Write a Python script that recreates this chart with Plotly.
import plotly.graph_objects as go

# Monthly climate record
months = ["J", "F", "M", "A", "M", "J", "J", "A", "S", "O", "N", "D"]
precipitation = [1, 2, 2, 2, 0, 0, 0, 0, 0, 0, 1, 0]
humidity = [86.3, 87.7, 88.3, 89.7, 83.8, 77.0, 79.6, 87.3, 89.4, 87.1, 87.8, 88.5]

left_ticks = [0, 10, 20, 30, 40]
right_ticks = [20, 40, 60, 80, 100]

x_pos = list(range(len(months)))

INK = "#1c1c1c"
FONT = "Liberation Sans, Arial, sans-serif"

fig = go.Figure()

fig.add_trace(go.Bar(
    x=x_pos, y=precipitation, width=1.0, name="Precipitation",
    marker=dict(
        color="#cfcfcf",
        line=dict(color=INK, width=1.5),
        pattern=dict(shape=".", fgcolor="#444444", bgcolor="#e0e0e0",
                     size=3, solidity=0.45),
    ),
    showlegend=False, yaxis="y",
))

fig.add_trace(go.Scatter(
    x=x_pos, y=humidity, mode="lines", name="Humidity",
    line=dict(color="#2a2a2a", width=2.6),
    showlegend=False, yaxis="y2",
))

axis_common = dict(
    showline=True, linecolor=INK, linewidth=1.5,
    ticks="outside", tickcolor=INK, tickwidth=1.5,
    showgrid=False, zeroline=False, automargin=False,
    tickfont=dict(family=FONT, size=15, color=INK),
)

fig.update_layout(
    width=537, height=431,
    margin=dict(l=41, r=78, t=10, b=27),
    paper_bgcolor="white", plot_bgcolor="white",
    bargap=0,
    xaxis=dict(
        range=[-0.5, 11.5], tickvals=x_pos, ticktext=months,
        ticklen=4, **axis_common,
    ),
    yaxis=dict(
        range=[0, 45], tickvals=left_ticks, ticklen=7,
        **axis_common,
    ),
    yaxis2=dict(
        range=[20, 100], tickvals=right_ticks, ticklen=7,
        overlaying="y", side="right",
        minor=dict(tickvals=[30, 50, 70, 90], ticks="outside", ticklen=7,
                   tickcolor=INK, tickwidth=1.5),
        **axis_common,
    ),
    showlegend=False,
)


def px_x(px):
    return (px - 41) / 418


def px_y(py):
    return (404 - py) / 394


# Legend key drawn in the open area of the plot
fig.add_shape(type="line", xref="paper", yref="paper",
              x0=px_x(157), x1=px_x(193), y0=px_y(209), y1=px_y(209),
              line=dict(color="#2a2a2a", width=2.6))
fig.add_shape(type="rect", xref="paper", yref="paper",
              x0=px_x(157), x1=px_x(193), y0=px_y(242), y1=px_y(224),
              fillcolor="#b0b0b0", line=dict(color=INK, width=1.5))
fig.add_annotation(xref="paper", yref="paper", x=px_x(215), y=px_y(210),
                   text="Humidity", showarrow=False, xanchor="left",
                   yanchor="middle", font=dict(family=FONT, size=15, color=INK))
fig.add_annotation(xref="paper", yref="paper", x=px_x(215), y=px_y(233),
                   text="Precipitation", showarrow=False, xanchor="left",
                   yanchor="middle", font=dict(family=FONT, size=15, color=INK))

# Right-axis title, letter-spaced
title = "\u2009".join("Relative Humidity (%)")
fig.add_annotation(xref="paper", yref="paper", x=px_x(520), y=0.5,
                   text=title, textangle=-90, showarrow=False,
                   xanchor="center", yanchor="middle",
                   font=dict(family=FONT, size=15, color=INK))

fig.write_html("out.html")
———
— What is being asked —
Everything from the first line above through the line that contains "fig = go.Figure()" should be duplicated exactly, please, and nothing beyond it.

— Written response —
Write a Python script that recreates this chart with Plotly.
import plotly.graph_objects as go

# Monthly climate record
months = ["J", "F", "M", "A", "M", "J", "J", "A", "S", "O", "N", "D"]
precipitation = [1, 2, 2, 2, 0, 0, 0, 0, 0, 0, 1, 0]
humidity = [86.3, 87.7, 88.3, 89.7, 83.8, 77.0, 79.6, 87.3, 89.4, 87.1, 87.8, 88.5]

left_ticks = [0, 10, 20, 30, 40]
right_ticks = [20, 40, 60, 80, 100]

x_pos = list(range(len(months)))

INK = "#1c1c1c"
FONT = "Liberation Sans, Arial, sans-serif"

fig = go.Figure()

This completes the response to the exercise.